Quant à l’abside, également de la fin du XVe siècle, elle se refuse par son originalité à tout classement ; toutes les nervures de la voûte et des colonnes y aboutissent à un pilier central, après des jeux d’une fantaisie charmante, et y enroulent leurs terminaisons ; les chapelles latérales ont été construites au XVe siècle et au XVIe siècle et les tympans de leurs pignons extérieurs s’adornent de motifs de la Renaissance ; le cloître attenant, aux voûtes à pendentifs, est du XVe siècle. Or entre ces parties diverses l’unité est parfaite et il faut un effort d’attention en remontant les nefs pour s’apercevoir qu’on passe, à trois reprises, d’un style à l’autre. Equilibre, harmonie, continuité traditionnelle, l’idéal de nos vieux bourgeois de robe s’incarne ici dans la pierre. Cet accord merveilleux est dû, en partie, à ce que le caractère de chaque style n’a jamais été outré. Les lignes des fenêtres du XIIIe siècle n’ont pas trop de raideur, ni leurs rencontres une pointe trop aiguë, les sinuosités des meneaux flamboyants sont d’une sobre élégance, le triforium perpendiculaire du sanctuaire marque un repos, mais non pas une brisure de l’élan ascensionnel, et si les enchevêtrements des nervures de l’abside donnent l’impression « d’un jardin d’hiver, d’un bois varié et un peu fou » (Huysmans, En Route, p. 38), cette folie n’est pas de l’extravagance mais l’épanouissement terminal des lignes d’ensemble de l’édifice : ainsi les vrilles de la vignes achèvent les mouvements des ceps. Il n’y a pas de transept et l’absence de cette coupure favorise le raccordement insensible des diverses parties de l’édifice.
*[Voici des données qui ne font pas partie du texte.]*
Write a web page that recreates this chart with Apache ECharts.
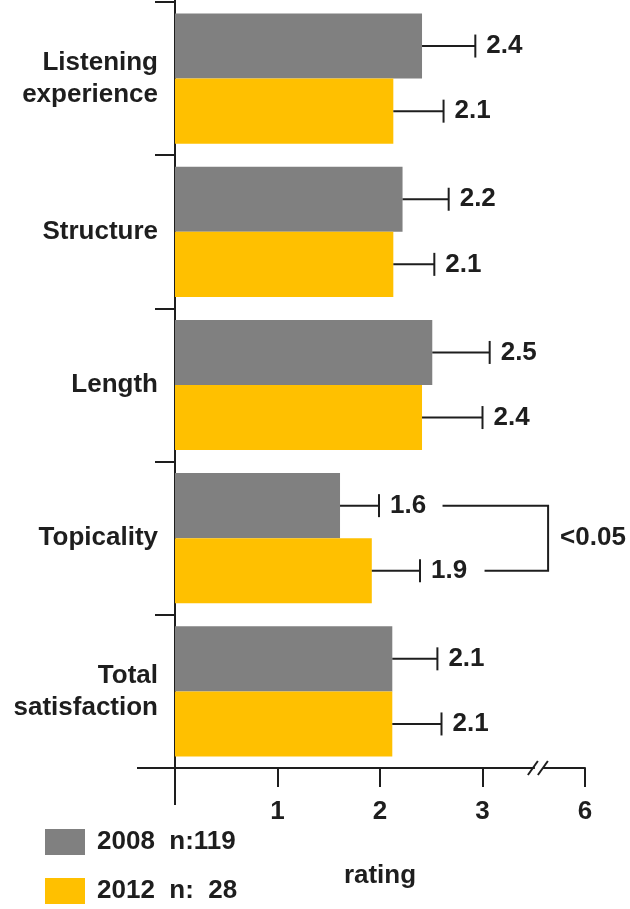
<!DOCTYPE html>
<html>
<head>
<meta charset="utf-8">
<script src="https://cdn.jsdelivr.net/npm/echarts@6/dist/echarts.min.js"></script>
<style>
  html, body { margin: 0; padding: 0; background: #ffffff; }
  #chart { width: 630px; height: 909px; }
</style>
</head>
<body>
<div id="chart"></div>
<script>
// ---------- data ----------
const categories = ['Listening\nexperience', 'Structure', 'Length', 'Topicality', 'Total\nsatisfaction'];
const seriesNames = ['2008', '2012'];
const legendLabels = ['2008  n:119', '2012  n:  28'];
const mean2008 = [2.41, 2.22, 2.51, 1.61, 2.12];
const mean2012 = [2.13, 2.13, 2.41, 1.92, 2.12];
const errEnd2008 = [2.93, 2.67, 3.07, 1.99, 2.56];
const errEnd2012 = [2.62, 2.53, 3.00, 2.39, 2.60];
const valueLabels2008 = ['2.4', '2.2', '2.5', '1.6', '2.1'];
const valueLabels2012 = ['2.1', '2.1', '2.4', '1.9', '2.1'];
const xTickLabels = ['', '1', '2', '3', '6'];   // axis broken between 3 and 6
const sigCategory = 3;                           // Topicality
const sigText = '<0.05';
const axisName = 'rating';

// ---------- style ----------
const FONT = 'Liberation Sans';
const FS = 26;
const INK = '#1e1e1e';
const GRAY = '#808080';
const YELLOW = '#FFC000';
const CAT_GAP = 0.15;
const GRID = { left: 175, right: 45, top: 2, bottom: 141 };

const chart = echarts.init(document.getElementById('chart'), null, { renderer: 'canvas' });

function errRender(sign) {
  return function (params, api) {
    const cat = api.value(0);
    const c = api.coord([api.value(1), cat]);
    const e = api.coord([api.value(2), cat]);
    const band = api.size([0, 1])[1];
    const bw = band * (1 - CAT_GAP) / 2;
    const y = c[1] + sign * bw / 2;
    const label = (sign < 0 ? valueLabels2008 : valueLabels2012)[params.dataIndex];
    return {
      type: 'group',
      children: [
        { type: 'line', shape: { x1: c[0], y1: y, x2: e[0], y2: y }, style: { stroke: INK, lineWidth: 2 } },
        { type: 'line', shape: { x1: e[0], y1: y - 11.5, x2: e[0], y2: y + 11.5 }, style: { stroke: INK, lineWidth: 2 } },
        { type: 'text', x: e[0] + 11, y: y,
          style: { text: label, fill: INK, font: 'bold ' + FS + 'px "' + FONT + '"', textAlign: 'left', textVerticalAlign: 'middle' } }
      ]
    };
  };
}

function sigRender(params, api) {
  const cat = api.value(0);
  const band = api.size([0, 1])[1];
  const bw = band * (1 - CAT_GAP) / 2;
  const mid = api.coord([0, cat])[1];
  const yTop = mid - bw / 2, yBot = mid + bw / 2;
  const xR = api.coord([3.64, cat])[0];
  const xTopL = api.coord([2.61, cat])[0];
  const xBotL = api.coord([3.02, cat])[0];
  return {
    type: 'group',
    children: [
      { type: 'polyline', shape: { points: [[xTopL, yTop], [xR, yTop], [xR, yBot], [xBotL, yBot]] },
        style: { stroke: INK, lineWidth: 2, fill: null } },
      { type: 'text', x: xR + 12, y: mid,
        style: { text: sigText, fill: INK, font: 'bold ' + FS + 'px "' + FONT + '"', textAlign: 'left', textVerticalAlign: 'middle' } }
    ]
  };
}

const option = {
  animation: false,
  backgroundColor: '#ffffff',
  textStyle: { fontFamily: FONT },
  grid: GRID,
  legend: {
    data: seriesNames,
    orient: 'vertical',
    left: 45,
    top: 829,
    padding: 0,
    itemWidth: 40,
    itemHeight: 26,
    itemGap: 23,
    icon: 'rect',
    formatter: function (n) { return legendLabels[seriesNames.indexOf(n)]; },
    textStyle: { fontFamily: FONT, fontWeight: 'bold', fontSize: FS, color: INK, padding: [0, 0, 0, 7] }
  },
  xAxis: {
    type: 'value',
    min: 0, max: 4, interval: 1,
    name: axisName,
    nameLocation: 'middle',
    nameGap: 95,
    nameTextStyle: { fontFamily: FONT, fontWeight: 'bold', fontSize: FS, color: INK },
    splitLine: { show: false },
    axisLine: { show: true, lineStyle: { color: INK, width: 2 } },
    axisTick: { show: true, length: 19, lineStyle: { color: INK, width: 2 } },
    axisLabel: {
      margin: 31,
      fontFamily: FONT, fontWeight: 'bold', fontSize: FS, color: INK,
      formatter: function (v) { return xTickLabels[Math.round(v)]; }
    }
  },
  yAxis: {
    type: 'category',
    data: categories,
    inverse: true,
    axisLine: { show: true, lineStyle: { color: INK, width: 2 } },
    axisTick: { show: true, length: 20, lineStyle: { color: INK, width: 2 } },
    axisLabel: {
      margin: 17,
      fontFamily: FONT, fontWeight: 'bold', fontSize: FS, lineHeight: 32, color: INK, align: 'right'
    }
  },
  series: [
    { name: '2008', type: 'bar', data: mean2008, barGap: '0%', barCategoryGap: (CAT_GAP * 100) + '%',
      itemStyle: { color: GRAY }, z: 2 },
    { name: '2012', type: 'bar', data: mean2012, barGap: '0%', barCategoryGap: (CAT_GAP * 100) + '%',
      itemStyle: { color: YELLOW }, z: 2 },
    { name: 'err2008', type: 'custom', renderItem: errRender(-1), z: 3,
      encode: { x: [1, 2], y: 0 },
      data: mean2008.map((m, i) => [i, m, errEnd2008[i]]) },
    { name: 'err2012', type: 'custom', renderItem: errRender(1), z: 3,
      encode: { x: [1, 2], y: 0 },
      data: mean2012.map((m, i) => [i, m, errEnd2012[i]]) },
    { name: 'sig', type: 'custom', renderItem: sigRender, z: 3,
      encode: { y: 0 }, data: [[sigCategory]] }
  ]
};
chart.setOption(option);

// axis decorations: x-axis extension to the left, y-axis extension below, break mark
const H = 909;
const yAxisBottom = H - GRID.bottom;
const x0 = chart.convertToPixel({ xAxisIndex: 0 }, 0);
const xBreak = chart.convertToPixel({ xAxisIndex: 0 }, 3.55);
chart.setOption({
  graphic: [
    { type: 'line', shape: { x1: 137, y1: yAxisBottom, x2: x0, y2: yAxisBottom }, style: { stroke: INK, lineWidth: 2 }, z: 10 },
    { type: 'line', shape: { x1: x0, y1: yAxisBottom, x2: x0, y2: yAxisBottom + 37 }, style: { stroke: INK, lineWidth: 2 }, z: 10 },
    { type: 'line', shape: { x1: x0, y1: 0, x2: x0, y2: GRID.top }, style: { stroke: INK, lineWidth: 2 }, z: 10 },
    { type: 'rect', shape: { x: xBreak - 4, y: yAxisBottom - 3, width: 8, height: 6 }, style: { fill: '#ffffff' }, z: 11 },
    { type: 'line', shape: { x1: xBreak - 11, y1: yAxisBottom + 7, x2: xBreak - 1, y2: yAxisBottom - 7 }, style: { stroke: INK, lineWidth: 2 }, z: 12 },
    { type: 'line', shape: { x1: xBreak - 1, y1: yAxisBottom + 7, x2: xBreak + 9, y2: yAxisBottom - 7 }, style: { stroke: INK, lineWidth: 2 }, z: 12 }
  ]
});
</script>
</body>
</html>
Il n’y a, à Saint-Séverin, en fait d’effigie ancienne, qu’un bas-relief jadis placé sur une tombe du cimetière adjacent et aujourd’hui encastré à gauche de la porte de la sacristie. Sans doute, la transformation de l’église en magasin militaire, de 1793 à 1802, a pu amener la destruction de pièces de sculpture, néanmoins je ne vois pas qu’en réalité il y en ait eu beaucoup autrefois dans notre église, voussures, niches, larges parois n’existent pas qui les auraient accueillies. Nos vieux robins, austères et puristes, n’ont pas voulu, semble-t-il, qu’on surchargeât leur église d’ « ornements égayés » ; ils ont laissé le regard suivre le jeu des lignes sans que rien lui fût cause de distraction et accrochât le mouvement de l’àme s’accordant à l’élan des piliers et des nervures. Ils étaient partisans de l’architecture pure. Néanmoins, Saint-Séverin n’a rien de froid et de guindé, l’harmonie et la grâce de tous les contours de la pierre qui sont son unique parure lui ont conservé, à travers les âges, le sourire de la jeunesse.

Dans cette église, Huysmans devait se plaire, aviver de salutaires inquiétudes puis trouver la paix, parce qu’elle fut l’oeuvre de ses semblables. Comme eux il fut bourgeois de la rive gauche, le côté du coeur, comme il disait. Par la naissance d’abord. Voici son acte de baptême :

« Le 6 février 1848 a été baptisé Charles-Marie-Georges, né d’hier, fils de Victor-Godefroy-Jean Huysmans et de Elisabeth Badin son épouse demeurant tous rue Suger, 11. Le Parrain Jacob-Charles Huysmans (à Bréda, Hollande), représenté par Alfred Alavoine, rue du Petit-Bourbon, 5, la Marraine Marie Badin, grand’mère de l’enfant, rue de Sèvres, 11 (1), ont signé avec nous le père présent. »

Fonctionnaire modèle, très rangé dans ses habitudes, classant ses notes, documents et manuscrits avec méthode, et enfin, amateur de cuisine... bourgeoise, Huysmans fut encore bourgeois par l’extérieur de sa vie. Mais c’est surtout par l’esprit qu’il est de la race de nos vieux robins qui savaient allier le sens du réel au culte de l’idéal. C’est à un naturalisme spiritualiste que l’évolution de son talent a abouti. Il n’a pas cru que la foi impliquât le renoncement à jeter un regard aigu sur le monde visible. C’est pourquoi il a admiré notre belle église qui s’élance vers le ciel tout en gardant son assiette et son équilibre sur la terre, et où l’esprit se traduit dans la pierre sans se perdre en un rêve inconsistant.

Lui et les bourgeois ses frères ont eu le sens du mysticisme authentique pour lequel l’idéal n’est pas l’irréel mais bien la plus haute des réalités. L’échelle de Jacob atteint au ciel mais touche à la terre.


E. Magnin.


(1) Huysmans demeura plus tard 11, rue de Sèvres.